** start Data section **
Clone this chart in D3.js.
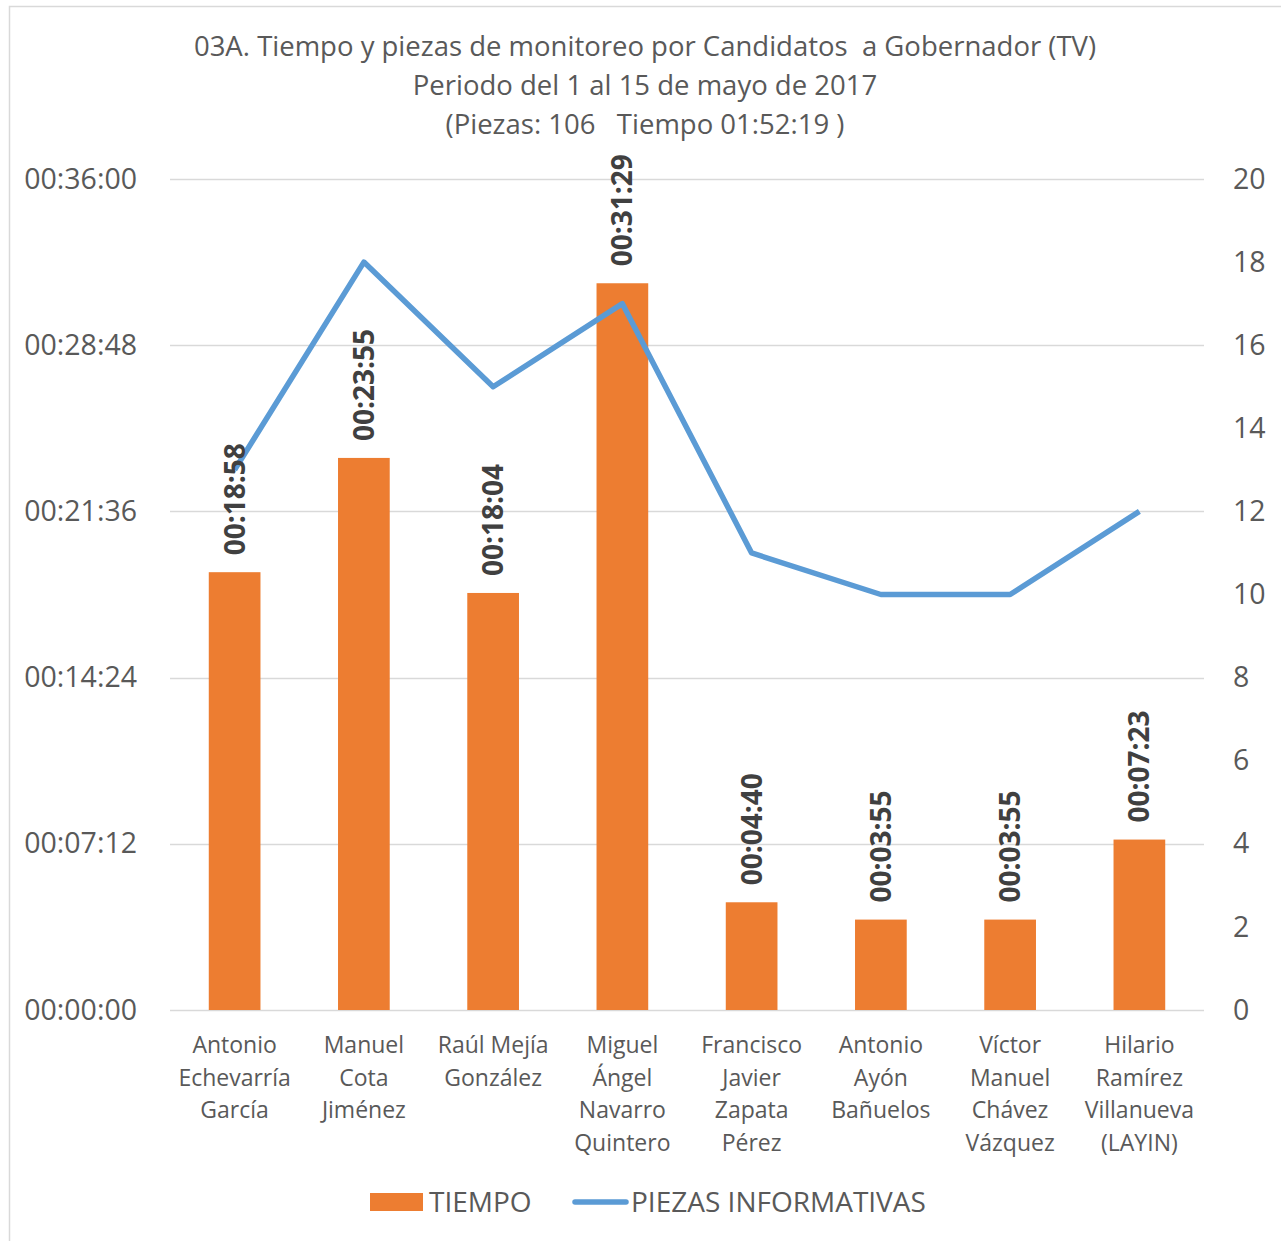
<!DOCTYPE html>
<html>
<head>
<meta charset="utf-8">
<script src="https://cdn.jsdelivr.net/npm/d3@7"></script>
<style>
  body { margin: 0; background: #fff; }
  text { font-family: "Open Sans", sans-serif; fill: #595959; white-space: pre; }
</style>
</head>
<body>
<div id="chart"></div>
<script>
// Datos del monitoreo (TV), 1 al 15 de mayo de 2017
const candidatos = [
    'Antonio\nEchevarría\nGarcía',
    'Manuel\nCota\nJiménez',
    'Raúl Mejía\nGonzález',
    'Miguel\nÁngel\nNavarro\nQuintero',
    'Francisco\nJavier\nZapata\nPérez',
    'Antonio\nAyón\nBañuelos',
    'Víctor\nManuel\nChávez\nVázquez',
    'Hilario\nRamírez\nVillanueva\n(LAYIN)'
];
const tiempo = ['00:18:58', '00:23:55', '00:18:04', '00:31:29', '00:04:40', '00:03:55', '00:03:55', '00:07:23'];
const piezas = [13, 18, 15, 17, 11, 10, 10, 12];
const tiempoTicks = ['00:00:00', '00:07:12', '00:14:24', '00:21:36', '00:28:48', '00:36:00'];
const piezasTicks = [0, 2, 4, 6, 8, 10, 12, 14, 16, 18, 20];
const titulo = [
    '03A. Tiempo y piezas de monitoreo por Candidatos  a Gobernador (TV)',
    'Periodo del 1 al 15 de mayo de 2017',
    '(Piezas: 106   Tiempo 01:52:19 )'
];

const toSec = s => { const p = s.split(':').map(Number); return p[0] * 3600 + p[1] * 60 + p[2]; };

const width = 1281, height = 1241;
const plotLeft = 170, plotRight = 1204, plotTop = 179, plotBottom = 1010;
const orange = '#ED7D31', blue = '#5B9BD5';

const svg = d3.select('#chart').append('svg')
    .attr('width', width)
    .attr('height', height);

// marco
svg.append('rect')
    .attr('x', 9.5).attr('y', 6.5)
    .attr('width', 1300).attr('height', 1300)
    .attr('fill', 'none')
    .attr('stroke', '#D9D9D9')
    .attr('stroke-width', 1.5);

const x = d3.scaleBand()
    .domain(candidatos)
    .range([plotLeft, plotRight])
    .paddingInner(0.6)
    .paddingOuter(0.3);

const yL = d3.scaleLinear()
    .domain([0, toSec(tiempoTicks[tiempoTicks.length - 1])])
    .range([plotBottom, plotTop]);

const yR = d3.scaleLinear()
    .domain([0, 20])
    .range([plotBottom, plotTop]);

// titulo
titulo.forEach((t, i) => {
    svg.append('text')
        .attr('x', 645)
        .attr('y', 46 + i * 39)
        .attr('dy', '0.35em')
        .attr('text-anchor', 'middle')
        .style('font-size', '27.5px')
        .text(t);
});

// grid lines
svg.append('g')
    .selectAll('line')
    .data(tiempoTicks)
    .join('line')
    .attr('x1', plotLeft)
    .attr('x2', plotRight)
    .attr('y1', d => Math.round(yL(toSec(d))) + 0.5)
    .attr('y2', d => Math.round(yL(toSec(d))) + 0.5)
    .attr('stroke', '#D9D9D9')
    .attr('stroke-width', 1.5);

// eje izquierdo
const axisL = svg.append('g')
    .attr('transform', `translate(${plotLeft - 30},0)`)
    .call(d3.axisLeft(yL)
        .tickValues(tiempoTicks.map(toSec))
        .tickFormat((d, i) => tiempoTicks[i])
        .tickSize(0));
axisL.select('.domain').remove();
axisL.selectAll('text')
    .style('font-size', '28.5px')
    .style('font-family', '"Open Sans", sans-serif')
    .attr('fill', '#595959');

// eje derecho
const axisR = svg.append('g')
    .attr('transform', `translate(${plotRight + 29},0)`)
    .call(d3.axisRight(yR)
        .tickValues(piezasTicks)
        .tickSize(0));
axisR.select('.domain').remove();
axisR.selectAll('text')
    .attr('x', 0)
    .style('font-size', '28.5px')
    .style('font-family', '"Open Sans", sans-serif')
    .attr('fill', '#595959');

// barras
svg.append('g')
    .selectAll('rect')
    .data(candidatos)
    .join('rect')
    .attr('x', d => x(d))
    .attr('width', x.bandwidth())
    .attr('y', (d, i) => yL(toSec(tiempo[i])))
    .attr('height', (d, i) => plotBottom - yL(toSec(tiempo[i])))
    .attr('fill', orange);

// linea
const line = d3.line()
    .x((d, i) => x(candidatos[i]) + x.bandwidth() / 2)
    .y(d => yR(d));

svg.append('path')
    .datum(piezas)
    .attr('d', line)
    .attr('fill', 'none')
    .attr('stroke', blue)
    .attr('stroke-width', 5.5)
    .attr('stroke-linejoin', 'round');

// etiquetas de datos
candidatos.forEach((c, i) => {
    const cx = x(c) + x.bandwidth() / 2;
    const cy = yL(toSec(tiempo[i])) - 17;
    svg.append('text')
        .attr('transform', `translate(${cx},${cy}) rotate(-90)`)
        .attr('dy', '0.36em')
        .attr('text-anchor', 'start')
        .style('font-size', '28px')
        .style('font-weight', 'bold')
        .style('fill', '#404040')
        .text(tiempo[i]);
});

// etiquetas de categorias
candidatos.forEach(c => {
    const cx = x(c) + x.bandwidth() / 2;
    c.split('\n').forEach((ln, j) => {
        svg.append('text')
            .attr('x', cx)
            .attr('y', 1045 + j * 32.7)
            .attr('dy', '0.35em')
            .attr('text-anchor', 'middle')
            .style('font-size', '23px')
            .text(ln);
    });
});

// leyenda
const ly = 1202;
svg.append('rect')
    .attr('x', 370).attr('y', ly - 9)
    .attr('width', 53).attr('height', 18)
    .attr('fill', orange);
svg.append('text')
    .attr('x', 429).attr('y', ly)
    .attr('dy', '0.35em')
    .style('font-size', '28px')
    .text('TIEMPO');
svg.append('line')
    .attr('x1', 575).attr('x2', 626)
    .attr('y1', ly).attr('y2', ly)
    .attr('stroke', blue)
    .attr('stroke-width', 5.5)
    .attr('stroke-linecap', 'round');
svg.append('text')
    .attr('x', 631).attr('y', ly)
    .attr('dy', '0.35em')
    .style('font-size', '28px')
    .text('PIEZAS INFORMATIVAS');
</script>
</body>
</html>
** end Data section **
** start Data section **
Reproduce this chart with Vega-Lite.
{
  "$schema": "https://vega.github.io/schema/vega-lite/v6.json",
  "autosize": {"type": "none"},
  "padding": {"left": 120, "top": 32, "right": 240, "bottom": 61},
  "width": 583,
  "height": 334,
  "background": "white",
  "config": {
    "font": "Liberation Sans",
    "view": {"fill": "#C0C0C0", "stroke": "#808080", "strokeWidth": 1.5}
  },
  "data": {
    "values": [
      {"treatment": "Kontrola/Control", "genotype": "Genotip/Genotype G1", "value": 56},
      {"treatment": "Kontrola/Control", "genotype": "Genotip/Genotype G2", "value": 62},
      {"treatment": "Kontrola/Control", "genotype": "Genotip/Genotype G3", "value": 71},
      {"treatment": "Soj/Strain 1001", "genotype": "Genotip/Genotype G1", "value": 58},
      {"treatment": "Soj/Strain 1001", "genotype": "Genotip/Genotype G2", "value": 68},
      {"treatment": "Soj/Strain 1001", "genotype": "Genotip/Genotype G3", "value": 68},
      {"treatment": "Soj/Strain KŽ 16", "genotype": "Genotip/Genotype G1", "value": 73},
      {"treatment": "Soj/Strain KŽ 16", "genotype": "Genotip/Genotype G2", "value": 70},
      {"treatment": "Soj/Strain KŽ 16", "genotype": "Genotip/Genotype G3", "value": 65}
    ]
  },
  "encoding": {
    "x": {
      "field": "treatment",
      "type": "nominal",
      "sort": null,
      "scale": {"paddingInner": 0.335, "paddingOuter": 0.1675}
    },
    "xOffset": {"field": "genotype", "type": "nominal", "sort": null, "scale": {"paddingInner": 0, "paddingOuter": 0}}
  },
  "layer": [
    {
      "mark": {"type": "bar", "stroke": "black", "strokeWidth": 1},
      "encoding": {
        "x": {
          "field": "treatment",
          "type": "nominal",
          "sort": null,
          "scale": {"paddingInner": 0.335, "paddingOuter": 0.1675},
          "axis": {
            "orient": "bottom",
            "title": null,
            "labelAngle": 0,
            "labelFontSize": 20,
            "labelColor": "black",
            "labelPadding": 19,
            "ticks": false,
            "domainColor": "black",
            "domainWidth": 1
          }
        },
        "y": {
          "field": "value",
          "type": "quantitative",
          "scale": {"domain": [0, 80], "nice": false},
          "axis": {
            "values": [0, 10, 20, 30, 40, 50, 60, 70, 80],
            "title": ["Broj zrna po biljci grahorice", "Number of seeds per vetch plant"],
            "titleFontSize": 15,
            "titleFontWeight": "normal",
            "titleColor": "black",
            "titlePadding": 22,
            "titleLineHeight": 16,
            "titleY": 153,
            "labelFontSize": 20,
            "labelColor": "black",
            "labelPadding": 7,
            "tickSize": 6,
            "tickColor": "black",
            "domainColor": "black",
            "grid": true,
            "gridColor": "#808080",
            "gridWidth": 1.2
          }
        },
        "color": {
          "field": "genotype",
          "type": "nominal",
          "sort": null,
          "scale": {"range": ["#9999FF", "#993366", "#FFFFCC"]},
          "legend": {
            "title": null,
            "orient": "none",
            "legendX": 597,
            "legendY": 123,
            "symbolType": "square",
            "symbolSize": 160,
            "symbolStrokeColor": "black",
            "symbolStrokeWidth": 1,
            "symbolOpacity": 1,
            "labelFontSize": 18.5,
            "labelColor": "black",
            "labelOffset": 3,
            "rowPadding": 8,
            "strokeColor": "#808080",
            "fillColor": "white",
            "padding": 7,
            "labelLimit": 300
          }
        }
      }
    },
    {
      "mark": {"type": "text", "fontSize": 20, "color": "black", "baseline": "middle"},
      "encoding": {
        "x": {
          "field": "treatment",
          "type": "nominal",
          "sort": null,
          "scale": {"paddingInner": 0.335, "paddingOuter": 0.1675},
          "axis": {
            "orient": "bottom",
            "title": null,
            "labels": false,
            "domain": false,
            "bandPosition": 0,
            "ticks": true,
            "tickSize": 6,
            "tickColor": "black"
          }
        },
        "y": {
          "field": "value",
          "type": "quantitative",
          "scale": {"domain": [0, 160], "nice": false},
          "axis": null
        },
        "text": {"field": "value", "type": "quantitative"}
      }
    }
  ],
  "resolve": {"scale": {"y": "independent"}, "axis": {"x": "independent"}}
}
** end Data section **
** start Data section **
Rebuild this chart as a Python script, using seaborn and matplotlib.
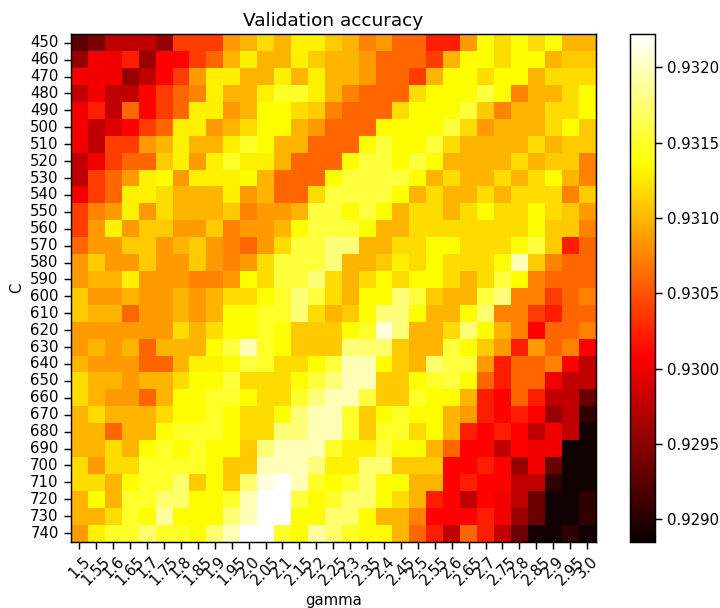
** end Data section **
**Task prompt**. Gather up every line in the data above that contains the word "chart", copying each one.

**Result for this exercise**.
Clone this chart in D3.js.
<div id="chart"></div>
const svg = d3.select('#chart').append('svg')
Reproduce this chart with Vega-Lite.
Rebuild this chart as a Python script, using seaborn and matplotlib.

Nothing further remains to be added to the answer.